JAKARTA– Korps Pemberantasan Tindak Pidana Korupsi (Kortastipidkor) Polri resmi memulai penyidikan kasus dugaan tindak pidana korupsi dan pencucian uang terkait pembiayaan oleh Lembaga Pembiayaan Ekspor Indonesia (LPEI) kepada PT Duta Sarana Technology (PT DST) dan PT Maxima Inti Finance (PT MIF) pada periode 2012 hingga 2016.

Dugaan penyimpangan ini berpotensi merugikan keuangan negara dalam jumlah yang signifikan.

Kepala Kortastipidkor, Inspektur Jenderal Polisi (IJP) Cahyono Wibowo, SH., MH., mengungkapkan bahwa penyelidikan ini bermula dari temuan penyimpangan dalam proses pemberian pembiayaan yang tidak sesuai dengan prosedur yang berlaku di LPEI.

“Penyelidikan ini berawal dari temuan penyimpangan dalam proses pemberian pembiayaan yang tidak sesuai dengan prosedur di LPEI. Akibatnya, dana yang disalurkan digunakan untuk kepentingan yang tidak sesuai dengan tujuan awal, berujung pada kerugian negara yang besar.
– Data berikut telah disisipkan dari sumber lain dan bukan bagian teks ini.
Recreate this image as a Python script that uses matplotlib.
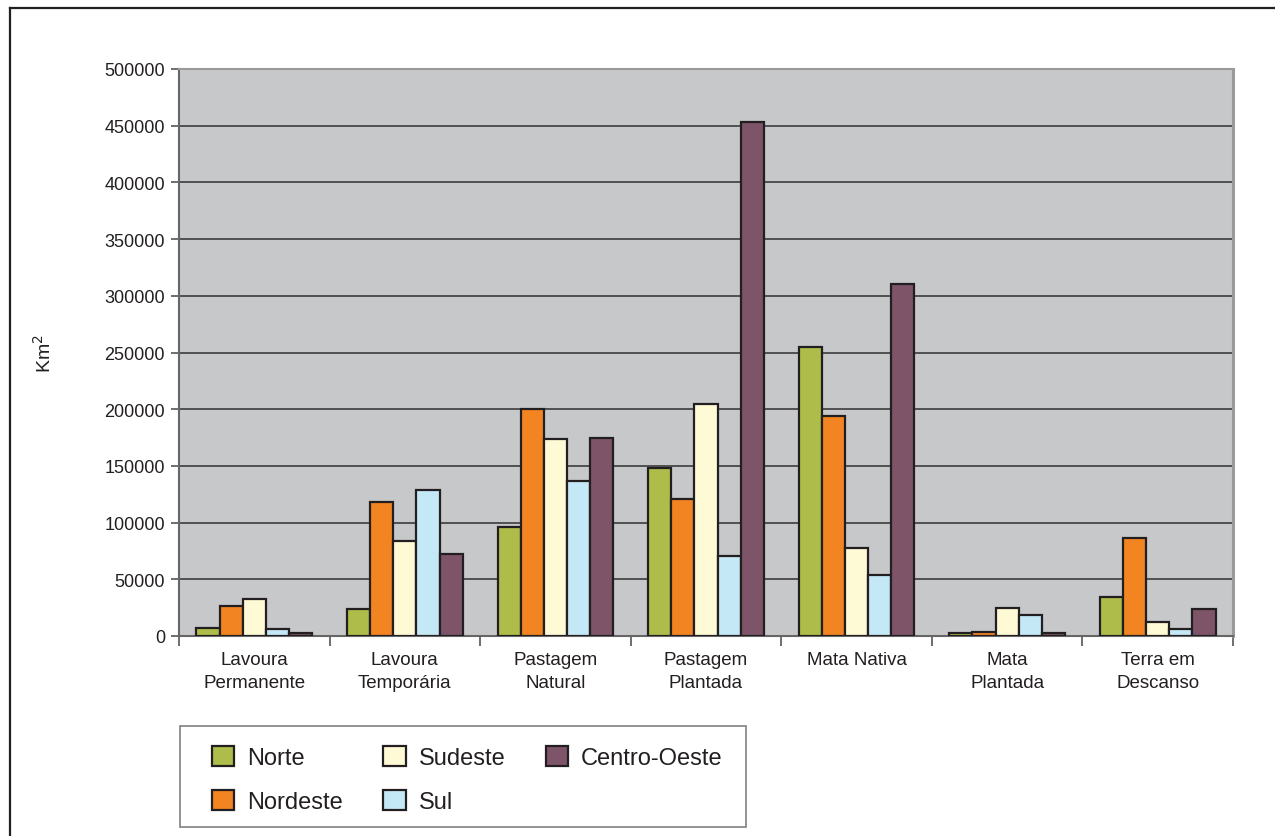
import numpy as np
import matplotlib
matplotlib.use("Agg")
import matplotlib.pyplot as plt
from matplotlib.lines import Line2D
from matplotlib.patches import Rectangle

plt.rcParams['font.family'] = ['Liberation Sans', 'DejaVu Sans']

# -----
# Data
# -----

categories = ["Lavoura\nPermanente", "Lavoura\nTemporária", "Pastagem\nNatural",
              "Pastagem\nPlantada", "Mata Nativa", "Mata\nPlantada", "Terra em\nDescanso"]
regions = ["Norte", "Nordeste", "Sudeste", "Sul", "Centro-Oeste"]

norte = [7000, 24000, 96000, 148000, 255000, 2500, 34000]
nordeste = [26500, 118000, 200000, 121000, 194000, 3500, 86000]
sudeste = [33000, 84000, 173500, 204500, 77500, 25000, 12500]
sul = [6500, 128500, 137000, 70500, 53500, 18500, 6000]
centro_oeste = [2500, 72500, 174500, 453000, 310000, 3000, 24000]

y_ticks = [0, 50000, 100000, 150000, 200000, 250000, 300000, 350000, 400000, 450000, 500000]

# -------
# Styles
# -------

colors = ["#aebc4a", "#f28421", "#fffad6", "#c5e8f7", "#7d5468"]
edge = "#231f20"
bg = "#c7c8ca"

series = [norte, nordeste, sudeste, sul, centro_oeste]

W, H = 1275, 837
fig = plt.figure(figsize=(W / 100, H / 100), dpi=100)
ax = fig.add_axes([179/W, 1 - 637/H, (1233 - 179)/W, (637 - 70)/H])
ax.set_facecolor(bg)

# Excel-like clustered bars, gap width 150%
width = 1 / 6.5
x = np.arange(len(categories))
for i, (vals, name) in enumerate(zip(series, regions)):
    offset = (i - 2) * width
    ax.bar(x + offset, vals, width=width, color=colors[i], edgecolor=edge,
           linewidth=1.6, label=name, zorder=3)

ax.set_xlim(-0.5, len(categories) - 0.5)
ax.set_ylim(0, 500000)
ax.set_yticks(y_ticks)
ax.set_yticklabels([str(v) for v in y_ticks], fontsize=13, color="#231f20")
ax.yaxis.grid(True, color="#3c3c3c", linewidth=1.2, zorder=1)
ax.set_axisbelow(True)

# category labels at centres, tick marks at group boundaries
ax.set_xticks(x)
ax.set_xticklabels(categories, fontsize=13.5, color="#231f20", linespacing=1.45)
ax.tick_params(axis='x', which='major', length=0, pad=11)
ax.set_xticks(np.arange(-0.5, len(categories)), minor=True)
ax.tick_params(axis='x', which='minor', length=7, width=1.2, color="#555555")
ax.tick_params(axis='y', length=6, width=1.2, color="#555555", pad=4)

for s in ["left", "bottom"]:
    ax.spines[s].set_color("#666666")
    ax.spines[s].set_linewidth(1.5)
ax.spines["top"].set_color("#9a9a9a")
ax.spines["top"].set_linewidth(1.5)
ax.spines["right"].set_color("#9a9a9a")
ax.spines["right"].set_linewidth(2.2)

ax.set_ylabel("Km$^2$", fontsize=14, color="#231f20", labelpad=36)

# legend box drawn separately, entries filled column-wise
fig.add_artist(Rectangle((180/W, 1 - 828/H), 566/W, 101/H, transform=fig.transFigure,
                         facecolor="white", edgecolor="#808080", linewidth=1.2))
leg = fig.legend(loc="upper left", bbox_to_anchor=(212/W, 1 - 747/H),
                 ncol=3, fontsize=17, frameon=False,
                 handlelength=0.95, handleheight=0.95,
                 handletextpad=0.55, columnspacing=1.7, labelspacing=0.88,
                 borderpad=0, borderaxespad=0)
for t in leg.get_texts():
    t.set_color("#231f20")

# outer frame (top and left edges only visible)
fig.add_artist(Line2D([10/W, 10/W], [0, 1 - 9/H], transform=fig.transFigure,
                      color=edge, linewidth=1.6))
fig.add_artist(Line2D([10/W, 1], [1 - 9/H, 1 - 9/H], transform=fig.transFigure,
                      color=edge, linewidth=1.6))

fig.savefig("out.png", dpi=100)
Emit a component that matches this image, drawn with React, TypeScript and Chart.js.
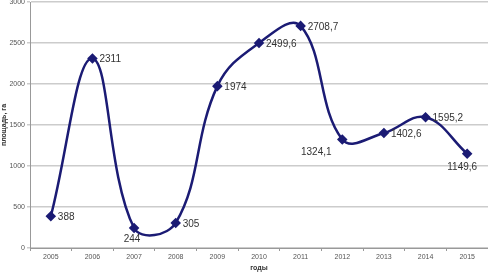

Kami akan menuntaskan penyidikan ini secara profesional guna menemukan tersangka dan memulihkan kerugian negara,” tegas Cahyono dalam keterangannya.

Berdasarkan hasil penyelidikan, antara tahun 2012 hingga 2014, LPEI memberikan pembiayaan kepada PT DST tanpa melalui prosedur yang semestinya. Akibatnya, perusahaan tersebut mengalami kredit macet senilai Rp 45 miliar dan USD 4,125 juta.

Untuk mengatasi kredit macet itu, skema novasi diterapkan, di mana PT MIF mengambil alih kewajiban PT DST. Namun, pembiayaan yang diberikan kepada PT MIF juga diduga disalahgunakan.

Sebagian besar dana digunakan untuk membayar utang PT DST dan kepentingan lain yang tidak sesuai dengan tujuan awal pemberian kredit.

Pada periode 2014 hingga 2016, LPEI kembali memberikan pembiayaan kepada PT MIF sebesar USD 47,5 juta.

Namun, dalam prosesnya terjadi berbagai penyimpangan, seperti analisis kredit yang tidak akurat serta kurangnya pengawasan terhadap penggunaan dana.

Akibatnya, pada tahun 2022, PT MIF bangkrut dan gagal membayar utang kepada LPEI sebesar USD 43,6 juta.

Dalam penyelidikan lebih lanjut, penyidik menemukan indikasi tindak pidana pencucian uang (TPPU) yang berasal dari korupsi dalam pembiayaan ini.

Dana yang disalurkan diduga digunakan untuk kepentingan pribadi dan perusahaan dengan cara yang tidak sesuai peruntukan.

“Dari hasil penyelidikan, kami menemukan potensi tindak pidana pencucian uang, di mana dana hasil pembiayaan disalurkan untuk kepentingan pribadi dan perusahaan yang tidak sesuai dengan peruntukannya,” ungkap Cahyono.

Sejauh ini, penyidik telah memeriksa 27 saksi dan mengumpulkan berbagai dokumen penting terkait proses pemberian pembiayaan, perjanjian kredit, serta hasil audit yang menunjukkan adanya penyimpangan.

Selain itu, Kortastipidkor Polri telah berkoordinasi dengan instansi terkait, seperti Badan Pemeriksa Keuangan (BPK) dan Pusat Pelaporan dan Analisis Transaksi Keuangan (PPATK), guna mendalami lebih lanjut dugaan pencucian uang dalam kasus ini.

Polri menegaskan bahwa penyidikan akan dilakukan secara transparan dan profesional untuk mengidentifikasi tersangka serta memulihkan kerugian negara yang ditimbulkan.

“Penyidikan ini akan terus kami lakukan dengan komitmen tinggi untuk mengungkap pihak-pihak yang bertanggung jawab serta memastikan bahwa keuangan negara dapat dipulihkan,” tutup Cahyono.